**REQUIREMENT:** Take the data below and copy exactly the lines starting at the one with "Rebuild this chart" and finishing at the one with "L, R_EDGE, T, B_EDGE = 38, 327.7, 91, 651", both included.

**TASK INPUT:**
· · · · ·

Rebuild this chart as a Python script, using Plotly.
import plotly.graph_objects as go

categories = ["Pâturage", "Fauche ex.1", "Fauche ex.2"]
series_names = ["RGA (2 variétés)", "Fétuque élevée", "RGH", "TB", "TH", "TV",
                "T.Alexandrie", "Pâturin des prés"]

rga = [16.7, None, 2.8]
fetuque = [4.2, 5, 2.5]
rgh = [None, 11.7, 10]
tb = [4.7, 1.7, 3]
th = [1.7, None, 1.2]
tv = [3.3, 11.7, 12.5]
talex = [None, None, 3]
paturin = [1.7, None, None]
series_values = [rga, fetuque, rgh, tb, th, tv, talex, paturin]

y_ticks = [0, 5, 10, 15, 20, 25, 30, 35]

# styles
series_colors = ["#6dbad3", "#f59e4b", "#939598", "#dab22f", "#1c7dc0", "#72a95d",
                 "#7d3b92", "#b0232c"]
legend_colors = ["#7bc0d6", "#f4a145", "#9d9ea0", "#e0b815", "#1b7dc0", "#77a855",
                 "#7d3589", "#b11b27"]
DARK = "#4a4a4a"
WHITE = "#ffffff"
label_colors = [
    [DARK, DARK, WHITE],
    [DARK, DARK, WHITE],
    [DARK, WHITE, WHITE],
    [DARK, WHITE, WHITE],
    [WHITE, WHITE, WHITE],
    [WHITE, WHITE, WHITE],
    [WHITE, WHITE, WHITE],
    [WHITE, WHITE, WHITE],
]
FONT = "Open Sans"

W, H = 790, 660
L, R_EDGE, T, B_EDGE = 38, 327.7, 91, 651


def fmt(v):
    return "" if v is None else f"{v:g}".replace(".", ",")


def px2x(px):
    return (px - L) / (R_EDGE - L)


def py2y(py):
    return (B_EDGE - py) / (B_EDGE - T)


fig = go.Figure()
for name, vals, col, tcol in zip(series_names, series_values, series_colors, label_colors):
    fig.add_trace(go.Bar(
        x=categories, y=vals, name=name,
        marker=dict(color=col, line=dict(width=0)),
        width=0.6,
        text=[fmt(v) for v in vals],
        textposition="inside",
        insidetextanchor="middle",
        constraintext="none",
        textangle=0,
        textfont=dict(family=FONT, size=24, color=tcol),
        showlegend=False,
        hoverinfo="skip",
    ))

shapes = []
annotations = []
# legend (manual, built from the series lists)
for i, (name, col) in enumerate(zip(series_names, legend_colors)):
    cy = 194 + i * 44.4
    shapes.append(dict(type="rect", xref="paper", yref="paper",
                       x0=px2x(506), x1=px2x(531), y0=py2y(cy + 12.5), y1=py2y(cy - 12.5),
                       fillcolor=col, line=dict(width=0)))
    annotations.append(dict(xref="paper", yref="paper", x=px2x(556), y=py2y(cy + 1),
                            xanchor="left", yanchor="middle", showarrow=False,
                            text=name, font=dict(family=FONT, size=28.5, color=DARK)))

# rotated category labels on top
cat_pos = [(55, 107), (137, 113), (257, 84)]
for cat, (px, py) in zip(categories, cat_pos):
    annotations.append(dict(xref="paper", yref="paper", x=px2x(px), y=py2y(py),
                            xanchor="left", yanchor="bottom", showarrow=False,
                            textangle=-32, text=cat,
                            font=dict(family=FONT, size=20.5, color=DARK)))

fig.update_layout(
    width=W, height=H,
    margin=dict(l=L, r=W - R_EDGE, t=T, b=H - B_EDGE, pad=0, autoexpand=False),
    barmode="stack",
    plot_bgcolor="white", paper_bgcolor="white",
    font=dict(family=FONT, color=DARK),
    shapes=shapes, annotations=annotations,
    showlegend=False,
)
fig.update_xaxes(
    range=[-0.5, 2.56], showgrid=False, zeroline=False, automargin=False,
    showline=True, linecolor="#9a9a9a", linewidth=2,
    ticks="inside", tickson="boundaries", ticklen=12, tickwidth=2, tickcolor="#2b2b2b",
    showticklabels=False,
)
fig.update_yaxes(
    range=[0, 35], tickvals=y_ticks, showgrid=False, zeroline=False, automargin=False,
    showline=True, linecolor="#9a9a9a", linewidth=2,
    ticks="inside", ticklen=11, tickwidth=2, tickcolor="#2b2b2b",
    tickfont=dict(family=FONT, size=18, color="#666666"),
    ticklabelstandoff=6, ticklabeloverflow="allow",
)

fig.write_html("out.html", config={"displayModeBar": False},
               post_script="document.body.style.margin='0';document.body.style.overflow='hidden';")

· · · · ·

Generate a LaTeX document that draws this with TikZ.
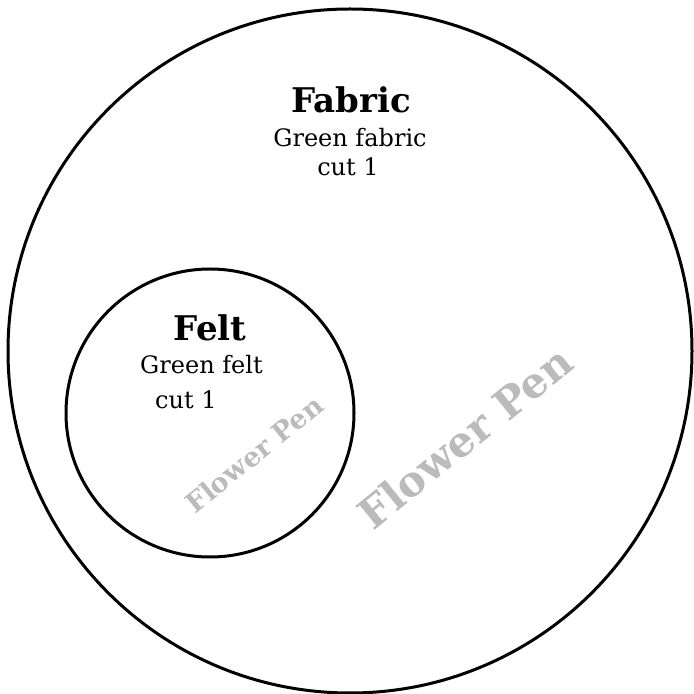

· · · · ·

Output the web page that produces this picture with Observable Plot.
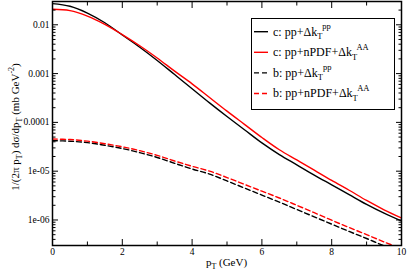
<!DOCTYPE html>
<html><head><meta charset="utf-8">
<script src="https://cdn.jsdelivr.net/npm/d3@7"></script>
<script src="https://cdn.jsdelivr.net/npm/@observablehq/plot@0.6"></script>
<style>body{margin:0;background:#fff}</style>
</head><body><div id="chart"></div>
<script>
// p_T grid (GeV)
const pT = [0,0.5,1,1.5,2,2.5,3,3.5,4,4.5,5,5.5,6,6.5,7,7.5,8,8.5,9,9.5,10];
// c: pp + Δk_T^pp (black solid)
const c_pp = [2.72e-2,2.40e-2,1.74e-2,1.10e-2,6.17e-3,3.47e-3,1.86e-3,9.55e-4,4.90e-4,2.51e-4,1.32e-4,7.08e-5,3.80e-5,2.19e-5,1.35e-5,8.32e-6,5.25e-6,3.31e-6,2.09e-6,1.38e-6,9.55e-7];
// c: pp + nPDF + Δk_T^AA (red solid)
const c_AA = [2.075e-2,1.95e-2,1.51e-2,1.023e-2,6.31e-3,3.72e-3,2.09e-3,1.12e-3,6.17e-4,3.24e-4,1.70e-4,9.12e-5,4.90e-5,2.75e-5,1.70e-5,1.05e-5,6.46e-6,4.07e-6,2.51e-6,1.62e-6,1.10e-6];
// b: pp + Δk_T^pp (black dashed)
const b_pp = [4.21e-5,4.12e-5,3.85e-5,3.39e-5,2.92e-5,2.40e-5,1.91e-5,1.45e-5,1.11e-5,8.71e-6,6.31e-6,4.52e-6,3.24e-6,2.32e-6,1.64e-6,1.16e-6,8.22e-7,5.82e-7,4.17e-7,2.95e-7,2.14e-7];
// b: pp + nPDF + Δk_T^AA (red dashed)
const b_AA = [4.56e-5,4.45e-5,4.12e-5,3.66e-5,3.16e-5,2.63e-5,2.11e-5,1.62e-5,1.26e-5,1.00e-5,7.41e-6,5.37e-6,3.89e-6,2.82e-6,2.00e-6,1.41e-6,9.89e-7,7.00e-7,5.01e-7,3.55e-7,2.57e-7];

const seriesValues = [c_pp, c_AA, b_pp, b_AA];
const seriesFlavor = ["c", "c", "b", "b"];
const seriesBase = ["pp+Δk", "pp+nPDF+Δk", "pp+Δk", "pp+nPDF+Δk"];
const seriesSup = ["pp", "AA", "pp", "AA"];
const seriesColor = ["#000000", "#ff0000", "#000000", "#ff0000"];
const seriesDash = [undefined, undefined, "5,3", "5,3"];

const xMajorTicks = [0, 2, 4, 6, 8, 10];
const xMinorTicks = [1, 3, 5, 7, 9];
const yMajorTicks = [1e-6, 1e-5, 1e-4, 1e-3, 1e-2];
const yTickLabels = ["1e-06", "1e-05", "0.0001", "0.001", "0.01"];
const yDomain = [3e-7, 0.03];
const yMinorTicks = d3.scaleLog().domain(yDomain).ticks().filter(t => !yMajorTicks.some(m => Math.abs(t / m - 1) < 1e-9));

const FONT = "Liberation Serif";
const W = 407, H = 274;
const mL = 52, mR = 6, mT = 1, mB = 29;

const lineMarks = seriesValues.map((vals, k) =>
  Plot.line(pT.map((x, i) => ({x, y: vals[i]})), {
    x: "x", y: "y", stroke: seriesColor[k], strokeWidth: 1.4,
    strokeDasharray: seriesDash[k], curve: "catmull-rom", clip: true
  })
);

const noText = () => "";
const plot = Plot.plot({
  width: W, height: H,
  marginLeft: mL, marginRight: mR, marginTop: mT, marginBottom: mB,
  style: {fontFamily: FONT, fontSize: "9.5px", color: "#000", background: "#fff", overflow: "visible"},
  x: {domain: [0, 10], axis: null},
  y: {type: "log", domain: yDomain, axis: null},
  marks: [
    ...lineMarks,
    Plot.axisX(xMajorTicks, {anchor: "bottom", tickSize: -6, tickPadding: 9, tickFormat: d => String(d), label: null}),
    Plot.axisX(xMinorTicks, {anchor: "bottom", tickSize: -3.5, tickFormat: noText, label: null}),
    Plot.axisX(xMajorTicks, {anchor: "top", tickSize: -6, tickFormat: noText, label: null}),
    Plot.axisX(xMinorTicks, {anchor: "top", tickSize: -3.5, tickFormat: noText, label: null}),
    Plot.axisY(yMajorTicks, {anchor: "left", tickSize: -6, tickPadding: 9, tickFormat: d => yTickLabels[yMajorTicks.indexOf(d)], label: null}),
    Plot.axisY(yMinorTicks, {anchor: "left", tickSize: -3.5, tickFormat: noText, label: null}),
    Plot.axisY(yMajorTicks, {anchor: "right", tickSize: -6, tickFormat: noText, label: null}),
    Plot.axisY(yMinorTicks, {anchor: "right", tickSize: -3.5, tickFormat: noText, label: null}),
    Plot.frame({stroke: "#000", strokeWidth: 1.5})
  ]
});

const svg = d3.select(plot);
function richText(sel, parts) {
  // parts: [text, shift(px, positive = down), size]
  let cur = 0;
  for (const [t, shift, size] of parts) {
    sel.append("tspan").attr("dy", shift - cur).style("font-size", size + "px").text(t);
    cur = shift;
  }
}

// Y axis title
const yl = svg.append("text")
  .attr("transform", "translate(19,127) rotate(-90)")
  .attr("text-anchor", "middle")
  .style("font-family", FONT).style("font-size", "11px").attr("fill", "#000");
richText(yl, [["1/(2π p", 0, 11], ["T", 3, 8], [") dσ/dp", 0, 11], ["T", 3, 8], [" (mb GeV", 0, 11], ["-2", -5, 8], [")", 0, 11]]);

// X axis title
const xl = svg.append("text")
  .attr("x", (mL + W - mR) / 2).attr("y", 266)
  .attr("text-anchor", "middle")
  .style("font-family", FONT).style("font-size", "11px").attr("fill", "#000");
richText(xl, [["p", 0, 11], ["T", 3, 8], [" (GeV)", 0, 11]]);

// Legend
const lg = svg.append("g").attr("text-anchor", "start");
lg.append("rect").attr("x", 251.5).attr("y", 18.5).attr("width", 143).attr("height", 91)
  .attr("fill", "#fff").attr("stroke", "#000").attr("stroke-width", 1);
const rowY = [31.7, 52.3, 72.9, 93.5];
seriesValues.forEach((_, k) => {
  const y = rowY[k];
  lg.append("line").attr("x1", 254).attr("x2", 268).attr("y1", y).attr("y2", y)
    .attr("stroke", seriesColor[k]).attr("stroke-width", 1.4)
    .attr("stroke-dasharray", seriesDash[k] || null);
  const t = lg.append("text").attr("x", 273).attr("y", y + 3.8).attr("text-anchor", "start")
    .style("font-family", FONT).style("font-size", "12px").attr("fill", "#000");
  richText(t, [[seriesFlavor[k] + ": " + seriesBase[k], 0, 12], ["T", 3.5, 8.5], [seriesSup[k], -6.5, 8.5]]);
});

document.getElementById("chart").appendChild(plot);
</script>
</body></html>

· · · · ·

**SOLUTION:**
Rebuild this chart as a Python script, using Plotly.
import plotly.graph_objects as go

categories = ["Pâturage", "Fauche ex.1", "Fauche ex.2"]
series_names = ["RGA (2 variétés)", "Fétuque élevée", "RGH", "TB", "TH", "TV",
                "T.Alexandrie", "Pâturin des prés"]

rga = [16.7, None, 2.8]
fetuque = [4.2, 5, 2.5]
rgh = [None, 11.7, 10]
tb = [4.7, 1.7, 3]
th = [1.7, None, 1.2]
tv = [3.3, 11.7, 12.5]
talex = [None, None, 3]
paturin = [1.7, None, None]
series_values = [rga, fetuque, rgh, tb, th, tv, talex, paturin]

y_ticks = [0, 5, 10, 15, 20, 25, 30, 35]

# styles
series_colors = ["#6dbad3", "#f59e4b", "#939598", "#dab22f", "#1c7dc0", "#72a95d",
                 "#7d3b92", "#b0232c"]
legend_colors = ["#7bc0d6", "#f4a145", "#9d9ea0", "#e0b815", "#1b7dc0", "#77a855",
                 "#7d3589", "#b11b27"]
DARK = "#4a4a4a"
WHITE = "#ffffff"
label_colors = [
    [DARK, DARK, WHITE],
    [DARK, DARK, WHITE],
    [DARK, WHITE, WHITE],
    [DARK, WHITE, WHITE],
    [WHITE, WHITE, WHITE],
    [WHITE, WHITE, WHITE],
    [WHITE, WHITE, WHITE],
    [WHITE, WHITE, WHITE],
]
FONT = "Open Sans"

W, H = 790, 660
L, R_EDGE, T, B_EDGE = 38, 327.7, 91, 651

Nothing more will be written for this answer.